A0337
Title: Bayesian variable selection in nonlinear realized HAR-GARCH models for financial markets
Authors: Feng-Chi Liu - Feng Chia University (Taiwan) [presenting]
Yue-Sheng Wu - Feng Chia University (Taiwan)
Abstract: Based on high-frequency intraday data availability, realized volatility (RV) is widely applied to topics in financial modeling. The realized GARCH model is a leading example for integrating the RV into a GARCH model. Furthermore, the realized heterogeneous autoregressive GARCH (realized HAR-GARCH) model extends the realized GARCH model to consider the short- and long-term effects of the RVs in volatility modeling. The first contribution is to consider the spillover effects of external markets by integrating the daily, weekly, and monthly RVs from external markets as exogenous variables in the realized HAR-GARCH model. The second contribution is that a threshold structure is employed for the proposed model to capture asymmetric reactions of financial data. Finally, the issue of variable selection is conducted to identify important variables for the realized HAR-GARCH model of the target market as the third contribution.
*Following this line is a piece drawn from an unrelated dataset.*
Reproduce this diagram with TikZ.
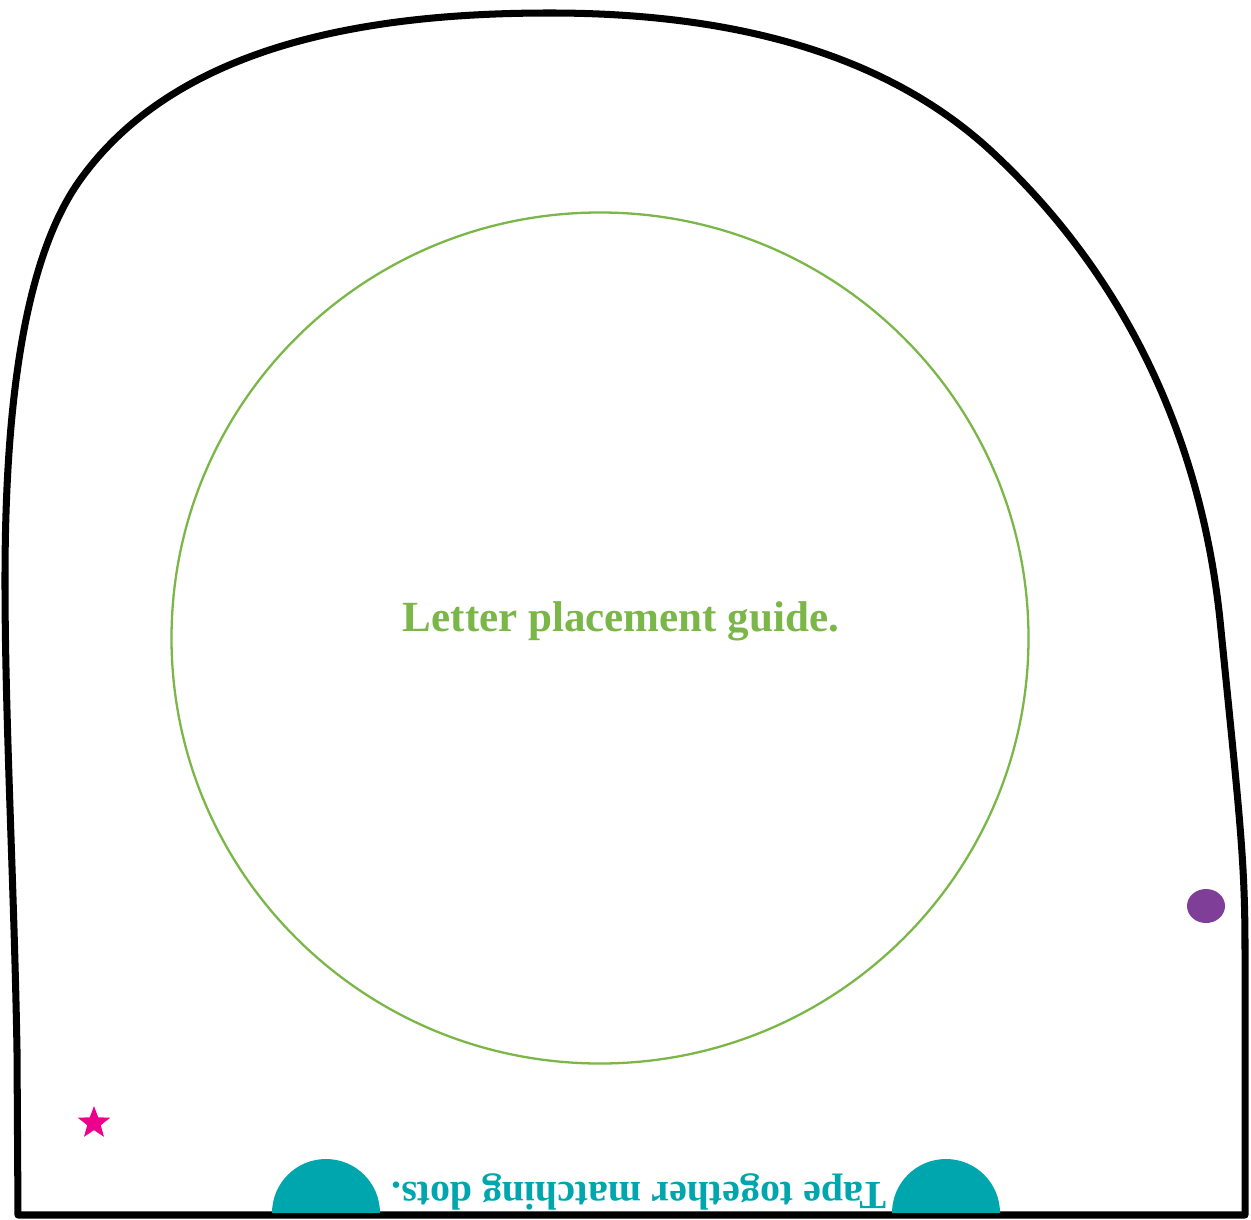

Under the Bayesian framework, an adaptive Markov chain Monte Carlo sampling method is designed to estimate model parameters and select important variables simultaneously. The simulation study demonstrates that the proposed method can provide accurate parameter estimations and reasonable results of variable selection. In a real example study, there are three stock market indices investigated to examine the spillover effects of the S\&P 500 index. The results can provide more insight into the model building of the short- or long-term effects of RVs.